Another approach is to increment whatever counters are needed as each event happens, ideally in an ACID manner. This works well in small-scale demos or during simplistic ‘Kung Fu Villain’ benchmarks that involve all the data showing up in a neat and predictable order. But traditional databases don’t handle simultaneous updates to counts of things well, and are prone to locking issues. They especially hate it when being queried for a dashboard at the same time, as the large number of incomplete transactions makes it very hard to provide a read-consistent view of state at the start of the query.
NoSQL solutions generally aren’t much better, as they often rely on eventual consistency or other architectures that don’t guarantee accurate, up-to-date numbers.
While ChartIO essentially solves the dashboard creation problem, you still need a high-performance system to classify and count streams of data events.
Getting to ‘now’ with VoltDB and ChartIO
VoltDB is a NewSQL, cloud-friendly RDBMS that excels at accurately counting and classifying events. Major US telephone companies use it for keeping track of mobile phone credit usage in real-time, even when multiple people, possibly in multiple locations, share accounts.

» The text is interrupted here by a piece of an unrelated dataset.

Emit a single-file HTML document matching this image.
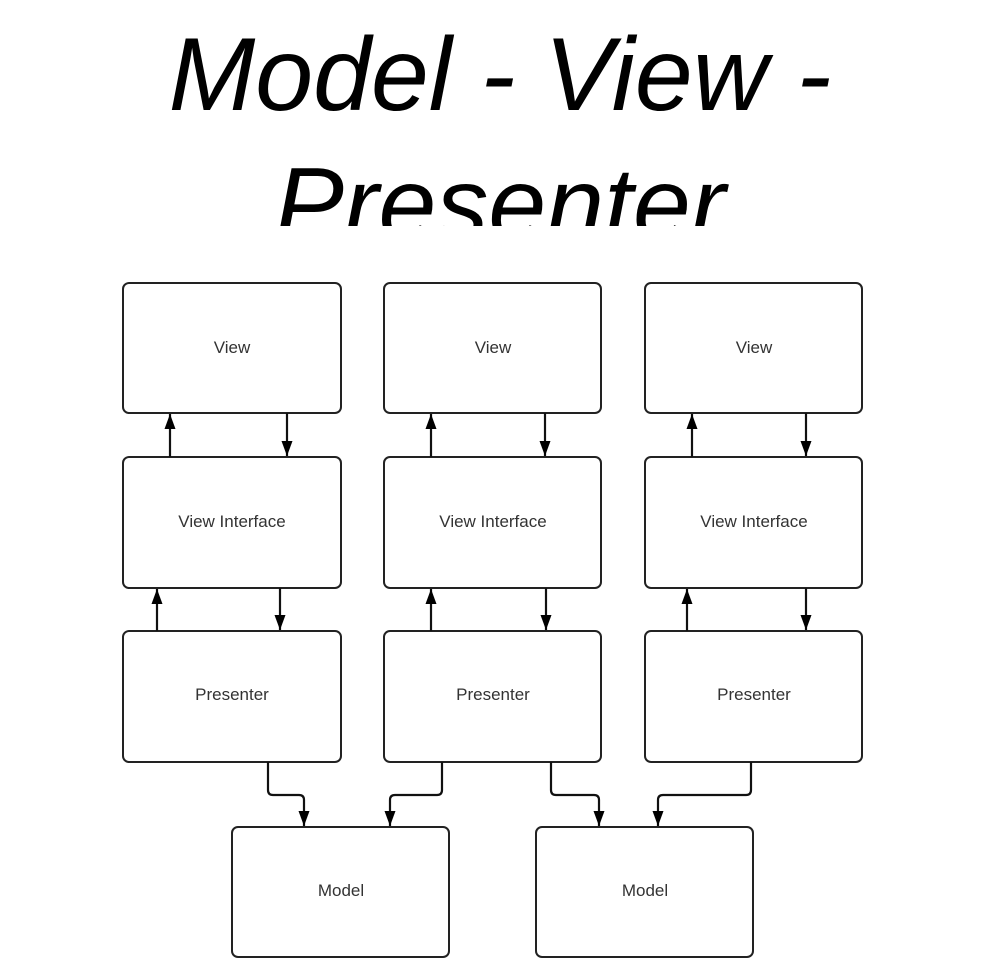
<!DOCTYPE html>
<html><head><meta charset="utf-8"><style>
html,body{margin:0;padding:0;background:#fff;width:1000px;height:974px;overflow:hidden}
.t{position:absolute;left:0;width:1000px;text-align:center;font-family:"Liberation Sans",sans-serif;font-style:italic;font-size:104px;line-height:130px;color:#000}
</style></head><body>
<div style="position:absolute;left:0;top:0;width:1000px;height:226px;overflow:hidden">
<div class="t" style="top:10px">Model - View -<br>Presenter</div>
</div>
<svg width="1000" height="974" style="position:absolute;left:0;top:0">
<defs>
<marker id="d" markerWidth="15" markerHeight="11" refX="15" refY="5.5" orient="auto" markerUnits="userSpaceOnUse" viewBox="0 0 15 11"><path d="M0,0 L15,5.5 L0,11z" fill="#000"/></marker></defs>
<g fill="#fff" stroke="#222" stroke-width="2">
<rect x="123" y="283" width="218" height="130" rx="6"/><rect x="384" y="283" width="217" height="130" rx="6"/><rect x="645" y="283" width="217" height="130" rx="6"/>
<rect x="123" y="457" width="218" height="131" rx="6"/><rect x="384" y="457" width="217" height="131" rx="6"/><rect x="645" y="457" width="217" height="131" rx="6"/>
<rect x="123" y="631" width="218" height="131" rx="6"/><rect x="384" y="631" width="217" height="131" rx="6"/><rect x="645" y="631" width="217" height="131" rx="6"/>
<rect x="232" y="827" width="217" height="130" rx="6"/><rect x="536" y="827" width="217" height="130" rx="6"/>
</g>
<g fill="none" stroke="#111" stroke-width="2.2" marker-end="url(#d)">
<path d="M170 457V414"/><path d="M287 413V456"/>
<path d="M157 631V589"/><path d="M280 588V630"/>
<path d="M431 457V414"/><path d="M545 413V456"/>
<path d="M431 631V589"/><path d="M546 588V630"/>
<path d="M692 457V414"/><path d="M806 413V456"/>
<path d="M687 631V589"/><path d="M806 588V630"/>
<path d="M268 762V790q0 5 5 5H299q5 0 5 5V826"/>
<path d="M442 762V790q0 5 -5 5H395q-5 0 -5 5V826"/>
<path d="M551 762V790q0 5 5 5H594q5 0 5 5V826"/>
<path d="M751 762V790q0 5 -5 5H663q-5 0 -5 5V826"/>
</g>
<g font-family="Liberation Sans,sans-serif" font-size="17" fill="#333" text-anchor="middle">
<text x="232" y="353">View</text><text x="493" y="353">View</text><text x="754" y="353">View</text>
<text x="232" y="527">View Interface</text><text x="493" y="527">View Interface</text><text x="754" y="527">View Interface</text>
<text x="232" y="700">Presenter</text><text x="493" y="700">Presenter</text><text x="754" y="700">Presenter</text>
<text x="341" y="896">Model</text><text x="645" y="896">Model</text>
</g>
</svg>
</body></html>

A key strength of VoltDB is its proven ability to handle hundreds of thousands of transactions per second. In a ChartIO dashboard scenario, each of those transactions could be an asynchronous report of an event we want to measure, such as a bus arriving at a stop, the amount of money at stake in an organization with multiple trading desks, or the latency profile of a time-sensitive application.
Each transaction we receive can update one or more rows in one or more tables keeping track of state. It is perfectly normal for VoltDB to keep track of millions of ‘things’ at once.
We can then use VoltDB’s materialized views to turn the ‘thing’ level data into totals that ChartIO’s JDBC engine can work with. A key feature of VoltDB’s views is that they are re-calculated every time the underlying table changes, which means their values are always correct – and they can still be read without the contention and read-consistency issues seen with legacy RDBMS products.
- In order to get this to work you’ll need to make VoltDB’s port (21212 by default) visible from ChartIO.
- You’ll then need to use the VoltDB JDBC driver, which is available within ChartIO’s user interface.
- VoltDB will run happily on any Linux distro, but obviously very heavy loads will require some form of sizing/proof of concept exercise.
- VoltDB is now available by the hour in AWS, so it’s easy to spin up a PoC to try it yourself.
- Create a ChartIO account
- Download VoltDB from here
ChartIO and VoltDB are complementary. VoltDB has the ability to ingest, classify and count massive real-time streams of data as fast as it receives them. ChartIO can then be used to create an enterprise dashboard that’s as up to date as your data is.